▶ What is expected
All lines in which the word "with" occurs are to be extracted.

[Start of Data section]

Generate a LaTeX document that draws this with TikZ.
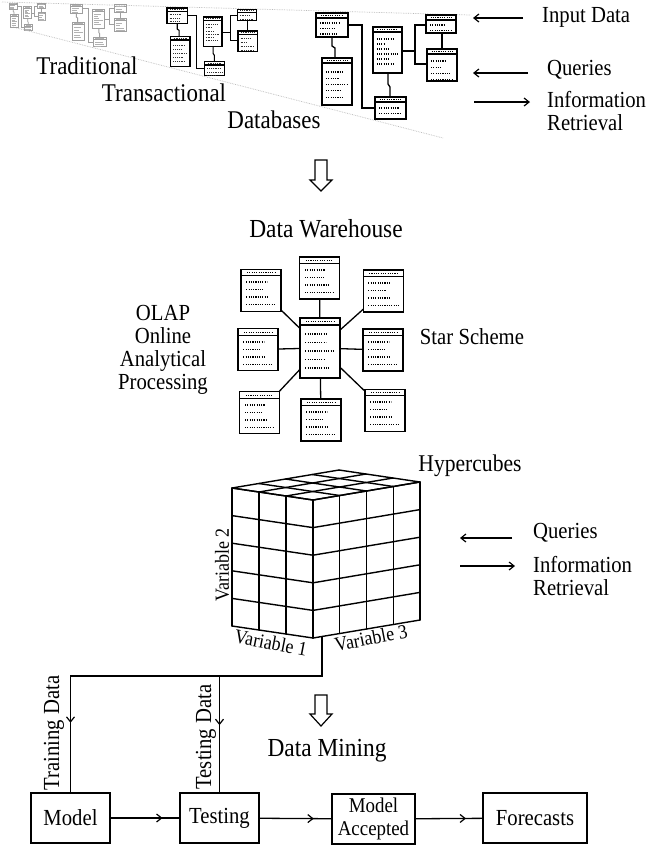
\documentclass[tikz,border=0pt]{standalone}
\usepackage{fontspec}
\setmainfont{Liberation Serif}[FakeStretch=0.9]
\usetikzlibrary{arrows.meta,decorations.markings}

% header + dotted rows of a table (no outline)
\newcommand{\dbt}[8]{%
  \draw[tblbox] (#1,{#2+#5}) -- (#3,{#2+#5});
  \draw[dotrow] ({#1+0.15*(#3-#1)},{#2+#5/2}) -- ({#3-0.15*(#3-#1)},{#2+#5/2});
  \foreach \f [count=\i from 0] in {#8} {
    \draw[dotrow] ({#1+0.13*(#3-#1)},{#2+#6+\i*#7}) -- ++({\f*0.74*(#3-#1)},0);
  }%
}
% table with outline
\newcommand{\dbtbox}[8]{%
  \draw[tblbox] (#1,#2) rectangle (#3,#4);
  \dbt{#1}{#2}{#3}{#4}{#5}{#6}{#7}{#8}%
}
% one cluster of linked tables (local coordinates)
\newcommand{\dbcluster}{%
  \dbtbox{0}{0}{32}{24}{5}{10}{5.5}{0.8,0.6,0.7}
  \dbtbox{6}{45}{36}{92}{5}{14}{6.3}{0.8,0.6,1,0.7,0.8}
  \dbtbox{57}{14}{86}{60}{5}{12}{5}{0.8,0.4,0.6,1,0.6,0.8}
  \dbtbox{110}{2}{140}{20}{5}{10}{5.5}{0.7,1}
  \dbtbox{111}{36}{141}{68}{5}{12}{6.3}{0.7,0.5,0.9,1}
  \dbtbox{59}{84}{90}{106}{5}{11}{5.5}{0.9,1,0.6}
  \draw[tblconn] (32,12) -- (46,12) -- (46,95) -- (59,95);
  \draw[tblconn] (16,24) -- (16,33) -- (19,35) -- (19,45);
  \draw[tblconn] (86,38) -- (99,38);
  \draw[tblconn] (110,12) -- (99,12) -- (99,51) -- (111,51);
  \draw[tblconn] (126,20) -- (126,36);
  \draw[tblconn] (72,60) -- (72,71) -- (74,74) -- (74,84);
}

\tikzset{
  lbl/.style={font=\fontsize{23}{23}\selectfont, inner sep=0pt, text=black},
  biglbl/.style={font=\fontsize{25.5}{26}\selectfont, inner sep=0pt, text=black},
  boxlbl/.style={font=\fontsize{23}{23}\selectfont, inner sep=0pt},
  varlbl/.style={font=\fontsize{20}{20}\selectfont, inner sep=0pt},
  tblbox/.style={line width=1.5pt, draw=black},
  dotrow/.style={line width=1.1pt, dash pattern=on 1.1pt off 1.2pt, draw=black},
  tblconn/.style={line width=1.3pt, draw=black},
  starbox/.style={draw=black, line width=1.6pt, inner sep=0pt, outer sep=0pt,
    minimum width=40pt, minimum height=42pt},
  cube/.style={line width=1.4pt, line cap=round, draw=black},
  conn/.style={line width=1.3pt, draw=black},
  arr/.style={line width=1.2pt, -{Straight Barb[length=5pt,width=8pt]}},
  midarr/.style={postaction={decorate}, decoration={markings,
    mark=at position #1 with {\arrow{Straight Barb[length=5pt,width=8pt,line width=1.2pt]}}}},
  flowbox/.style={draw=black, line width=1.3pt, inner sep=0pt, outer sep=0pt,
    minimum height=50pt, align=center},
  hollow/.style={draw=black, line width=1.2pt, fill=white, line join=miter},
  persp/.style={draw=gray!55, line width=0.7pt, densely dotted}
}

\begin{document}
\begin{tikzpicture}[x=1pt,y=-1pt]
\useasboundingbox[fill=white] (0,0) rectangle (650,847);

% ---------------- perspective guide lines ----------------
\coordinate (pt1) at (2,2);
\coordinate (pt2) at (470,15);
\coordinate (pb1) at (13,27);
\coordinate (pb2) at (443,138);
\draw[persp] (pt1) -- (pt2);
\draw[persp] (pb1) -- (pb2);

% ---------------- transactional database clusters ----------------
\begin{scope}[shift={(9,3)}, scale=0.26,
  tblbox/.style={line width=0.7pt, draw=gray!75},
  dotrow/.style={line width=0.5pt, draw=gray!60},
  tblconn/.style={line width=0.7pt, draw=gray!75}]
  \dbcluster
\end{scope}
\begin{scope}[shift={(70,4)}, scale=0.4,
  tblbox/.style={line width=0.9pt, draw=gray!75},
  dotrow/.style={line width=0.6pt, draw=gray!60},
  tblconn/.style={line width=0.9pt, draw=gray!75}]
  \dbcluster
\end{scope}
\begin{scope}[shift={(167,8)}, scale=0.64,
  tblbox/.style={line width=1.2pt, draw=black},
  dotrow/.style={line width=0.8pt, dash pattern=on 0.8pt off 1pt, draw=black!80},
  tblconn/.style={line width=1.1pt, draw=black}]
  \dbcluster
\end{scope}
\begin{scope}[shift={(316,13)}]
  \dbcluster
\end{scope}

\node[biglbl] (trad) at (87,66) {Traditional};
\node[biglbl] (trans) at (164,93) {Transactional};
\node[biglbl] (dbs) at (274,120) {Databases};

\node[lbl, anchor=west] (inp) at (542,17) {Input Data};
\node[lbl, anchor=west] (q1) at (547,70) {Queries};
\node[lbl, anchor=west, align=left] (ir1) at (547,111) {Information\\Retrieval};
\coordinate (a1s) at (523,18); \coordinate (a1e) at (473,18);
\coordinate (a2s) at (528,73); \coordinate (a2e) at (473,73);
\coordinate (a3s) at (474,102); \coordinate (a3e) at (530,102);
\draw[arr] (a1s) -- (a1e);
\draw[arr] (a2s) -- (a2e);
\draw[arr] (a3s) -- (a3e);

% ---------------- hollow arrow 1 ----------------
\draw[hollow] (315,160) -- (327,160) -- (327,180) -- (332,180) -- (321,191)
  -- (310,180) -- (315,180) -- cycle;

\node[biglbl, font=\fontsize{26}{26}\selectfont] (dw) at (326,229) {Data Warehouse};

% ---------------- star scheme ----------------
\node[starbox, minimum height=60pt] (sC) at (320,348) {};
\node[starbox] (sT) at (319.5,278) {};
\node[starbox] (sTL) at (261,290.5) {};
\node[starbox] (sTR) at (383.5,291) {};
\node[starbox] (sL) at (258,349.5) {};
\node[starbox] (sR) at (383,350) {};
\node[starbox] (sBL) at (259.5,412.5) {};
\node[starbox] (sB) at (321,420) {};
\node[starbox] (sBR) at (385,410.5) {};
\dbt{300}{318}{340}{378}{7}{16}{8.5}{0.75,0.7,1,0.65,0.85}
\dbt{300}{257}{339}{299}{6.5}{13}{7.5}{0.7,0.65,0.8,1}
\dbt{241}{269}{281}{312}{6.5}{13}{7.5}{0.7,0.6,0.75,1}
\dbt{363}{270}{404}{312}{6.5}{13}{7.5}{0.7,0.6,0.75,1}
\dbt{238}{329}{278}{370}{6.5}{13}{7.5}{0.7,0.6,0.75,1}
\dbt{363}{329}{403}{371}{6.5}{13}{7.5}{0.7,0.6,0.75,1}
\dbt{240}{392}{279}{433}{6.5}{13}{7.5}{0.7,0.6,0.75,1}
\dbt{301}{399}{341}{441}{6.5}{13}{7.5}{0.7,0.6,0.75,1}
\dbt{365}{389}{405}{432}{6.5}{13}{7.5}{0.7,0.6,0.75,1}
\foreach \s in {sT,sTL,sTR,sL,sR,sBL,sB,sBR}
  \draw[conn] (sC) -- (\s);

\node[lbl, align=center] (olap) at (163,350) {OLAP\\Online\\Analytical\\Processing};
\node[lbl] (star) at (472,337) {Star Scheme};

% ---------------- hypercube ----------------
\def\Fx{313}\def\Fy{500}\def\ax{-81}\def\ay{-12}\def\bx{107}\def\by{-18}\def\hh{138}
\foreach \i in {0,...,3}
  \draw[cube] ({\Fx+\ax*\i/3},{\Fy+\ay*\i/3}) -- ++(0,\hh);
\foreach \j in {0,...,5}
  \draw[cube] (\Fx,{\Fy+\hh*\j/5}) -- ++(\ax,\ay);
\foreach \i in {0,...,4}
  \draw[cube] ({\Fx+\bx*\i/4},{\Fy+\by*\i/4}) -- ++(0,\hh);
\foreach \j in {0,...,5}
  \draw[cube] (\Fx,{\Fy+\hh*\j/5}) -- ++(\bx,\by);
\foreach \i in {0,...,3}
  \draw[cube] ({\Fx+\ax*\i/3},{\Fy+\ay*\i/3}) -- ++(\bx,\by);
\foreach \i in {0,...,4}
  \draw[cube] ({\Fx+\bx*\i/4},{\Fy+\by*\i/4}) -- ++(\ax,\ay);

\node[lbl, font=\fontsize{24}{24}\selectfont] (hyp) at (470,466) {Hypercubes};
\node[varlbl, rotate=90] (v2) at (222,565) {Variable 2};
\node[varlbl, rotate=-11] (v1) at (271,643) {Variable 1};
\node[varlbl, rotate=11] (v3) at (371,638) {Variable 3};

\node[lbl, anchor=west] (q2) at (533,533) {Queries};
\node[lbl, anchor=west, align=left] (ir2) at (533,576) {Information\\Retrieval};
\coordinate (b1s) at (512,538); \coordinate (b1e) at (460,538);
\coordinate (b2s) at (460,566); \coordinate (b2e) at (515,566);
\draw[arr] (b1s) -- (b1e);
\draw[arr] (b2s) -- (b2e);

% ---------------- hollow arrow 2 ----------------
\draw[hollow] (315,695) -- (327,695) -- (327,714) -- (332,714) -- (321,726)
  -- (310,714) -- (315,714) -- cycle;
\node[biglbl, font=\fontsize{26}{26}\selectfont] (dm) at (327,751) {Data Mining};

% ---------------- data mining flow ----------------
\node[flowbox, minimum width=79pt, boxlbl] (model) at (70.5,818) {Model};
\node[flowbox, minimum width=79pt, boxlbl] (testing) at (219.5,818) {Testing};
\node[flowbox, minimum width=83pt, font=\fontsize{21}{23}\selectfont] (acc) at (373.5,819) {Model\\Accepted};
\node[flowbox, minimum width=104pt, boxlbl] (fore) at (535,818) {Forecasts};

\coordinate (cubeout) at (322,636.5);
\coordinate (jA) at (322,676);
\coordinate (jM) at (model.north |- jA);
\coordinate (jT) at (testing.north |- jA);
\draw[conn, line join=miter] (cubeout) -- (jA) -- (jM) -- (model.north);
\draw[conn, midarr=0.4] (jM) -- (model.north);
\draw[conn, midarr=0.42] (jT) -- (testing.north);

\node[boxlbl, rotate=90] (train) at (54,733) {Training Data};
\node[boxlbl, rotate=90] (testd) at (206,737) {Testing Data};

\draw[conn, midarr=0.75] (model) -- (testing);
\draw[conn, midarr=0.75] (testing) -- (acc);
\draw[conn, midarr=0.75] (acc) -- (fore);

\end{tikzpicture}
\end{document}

[End of Data section]

▶ The answer
Generate a LaTeX document that draws this with TikZ.
% table with outline
    mark=at position #1 with {\arrow{Straight Barb[length=5pt,width=8pt,line width=1.2pt]}}}},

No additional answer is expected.